Study Prompts Bayer to Pull Trasylol from the Market

Bayer AG’s Trasylol, often used to prevent blood loss during heart surgery, will be pulled from the market after a long-waited Canadian study found it raised the risk of death by 53 percent, the U.S. Food and Drug Administration said in a statement on Wednesday.

Trasylol was approved in the U.S. in 1993 to reduce transfusions and bleeding during open-heart surgery. The drug became a mainstay of care, generating about $333 million in 2005.

The study released Wednesday by the New England Journal of Medicine and named “Blood Conservation using Antifibrinolytics in a Randomized Trial (BART) was done on 2,331 patients who had undergone heart surgery in 19 Canadian hospitals. Its findings confirmed earlier findings, meaning the drug raised the risk of death by 53 percent. The study found that 6 percent of patients given Trasylol or aprotinin died within 30 days of surgery compared to 4 percent of patients given tranexamic aci or aminocaproic acid. All three dugs are used to prevent blood loss during heart surgery.

"Of the 108 patients who died, the proportion who were believed to have died of cardiogenic shock, right ventricular failure, congestive heart failure or myocardial infarction (heart attack) was higher in the aprotinin group than in the other two groups," Dean Fergusson of the Ottawa Health Research Institute and colleagues wrote.

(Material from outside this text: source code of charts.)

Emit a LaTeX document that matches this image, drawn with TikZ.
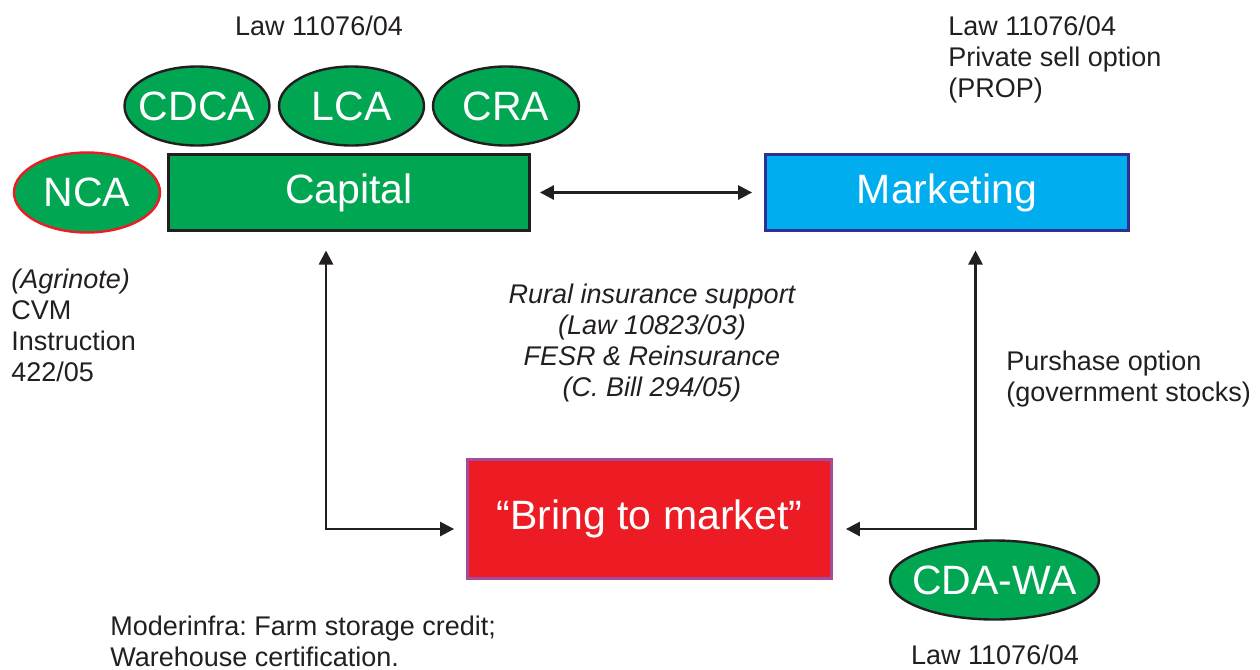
\documentclass[tikz,border=0pt]{standalone}
\usepackage{fontspec}
\setmainfont{Liberation Sans}
\usetikzlibrary{arrows.meta,shapes.geometric}
\definecolor{grn}{RGB}{0,166,81}
\definecolor{sky}{RGB}{0,174,239}
\definecolor{rd}{RGB}{237,28,36}
\definecolor{navy}{RGB}{46,49,146}
\definecolor{purp}{RGB}{165,75,155}
\definecolor{ink}{RGB}{35,31,32}
\frenchspacing
\begin{document}
\begin{tikzpicture}[x=0.5pt,y=-0.5pt,
  bigtxt/.style={text=white,font=\fontsize{20.5}{24}\selectfont},
  box/.style={rectangle,line width=1.4pt,inner sep=0pt,bigtxt},
  oval/.style={ellipse,draw=ink,fill=grn,line width=1.2pt,inner xsep=-10pt,inner ysep=0pt,bigtxt},
  lbl/.style={inner sep=0pt,text=ink,font=\fontsize{13.5}{15.5}\selectfont},
  conn/.style={draw=ink,line width=1.3pt,{Triangle[length=7pt,width=7pt]}-{Triangle[length=7pt,width=7pt]}}
]
\useasboundingbox (0,0) rectangle (1260,670);

% boxes
\node[box,fill=grn,draw=ink,minimum width=180.5pt,minimum height=38pt] (capital) at (349,192.5) {Capital};
\node[box,fill=sky,draw=navy,minimum width=181.5pt,minimum height=38pt] (marketing) at (947,192.5) {Marketing};
\node[box,fill=rd,draw=purp,minimum width=182pt,minimum height=59.5pt] (bring) at (649.5,519) {“Bring to market”};

% ovals
\node[oval,draw=rd,minimum width=73pt,minimum height=40pt] (nca) at (87,192.5) {NCA};
\node[oval,minimum width=72.5pt,minimum height=39.5pt] (cdca) at (197,106) {CDCA};
\node[oval,minimum width=72.5pt,minimum height=39.5pt] (lca) at (351.5,106) {LCA};
\node[oval,minimum width=73pt,minimum height=39.5pt] (cra) at (506,106) {CRA};
\node[oval,minimum width=104.5pt,minimum height=39.5pt] (cdawa) at (994.5,580) {CDA-WA};

% connectors
\coordinate (k1) at (326,529);
\coordinate (k2) at (975.5,529);
\draw[conn,shorten <=4.5pt,shorten >=6pt] (capital.east) -- (marketing.west);
\draw[conn,shorten <=9.3pt,shorten >=6pt] (capital.south -| k1) |- (bring.west |- k1);
\draw[conn,shorten <=9.3pt,shorten >=6.5pt] (marketing.south -| k2) |- (bring.east |- k2);

% labels
\node[lbl,anchor=north] (lawtop) at (319,16) {Law 11076/04};
\node[lbl,anchor=north west,align=left] (prop) at (948,16) {Law 11076/04\\Private sell option\\(PROP)};
\node[lbl,anchor=north west,align=left] (agri) at (11,269) {\itshape(Agrinote)\\CVM\\Instruction\\422/05};
\node[lbl,anchor=north,align=center,font=\fontsize{13.5}{15.5}\selectfont\itshape] (rural) at (652,284) {Rural insurance support\\(Law 10823/03)\\FESR \& Reinsurance\\(C. Bill 294/05)};
\node[lbl,anchor=north west,align=left] (purch) at (1006,351) {Purshase option\\(government stocks)};
\node[lbl,anchor=north west,align=left] (moder) at (110,616) {Moderinfra: Farm storage credit;\\Warehouse certification.};
\node[lbl,anchor=north] (lawbot) at (995,645) {Law 11076/04};
\end{tikzpicture}
\end{document}
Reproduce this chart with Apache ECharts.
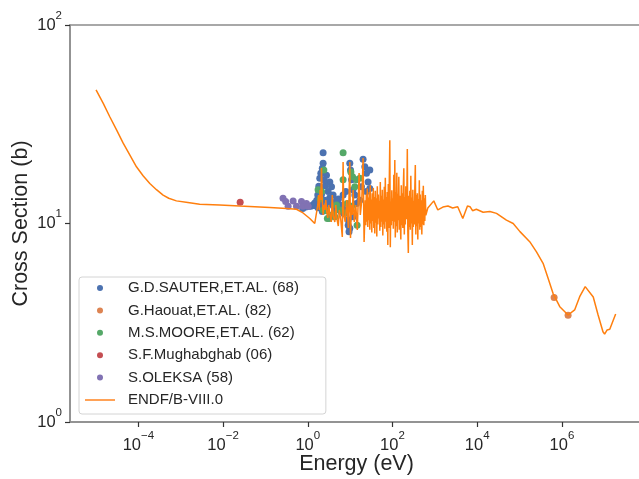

“The most important outcome of the trial was a bit of surprise,” co-principal investigator Dr. Paul C. Hebert, a critical care physician at Ottawa Hospital, said during a teleconference on Monday, the Washington Post reports.

Because of the increased risk of death, the study was halted in October 2007, before the scheduled completion date. Dr. Hebert said clearly the drug shouldn’t be used for high-risk cardiac surgery patients. “This study could have been done by the company five to ten years ago,” he said, adding that Trasylol costs about $1,400 compared to about $4 for aminocaproic acid.

The FDA said Wednesday Bayer notified the agency that it would begin removing Trasylol stock from the U.S. market. In fact, Bayer said it was removing Trasylol supplies from all countries where it remained in the supply chain, except where local authorities wanted to keep it in the market for special access programs.

According to Bayer, as of early May, U.S. patients have filed 83 lawsuits against it over Trasylol.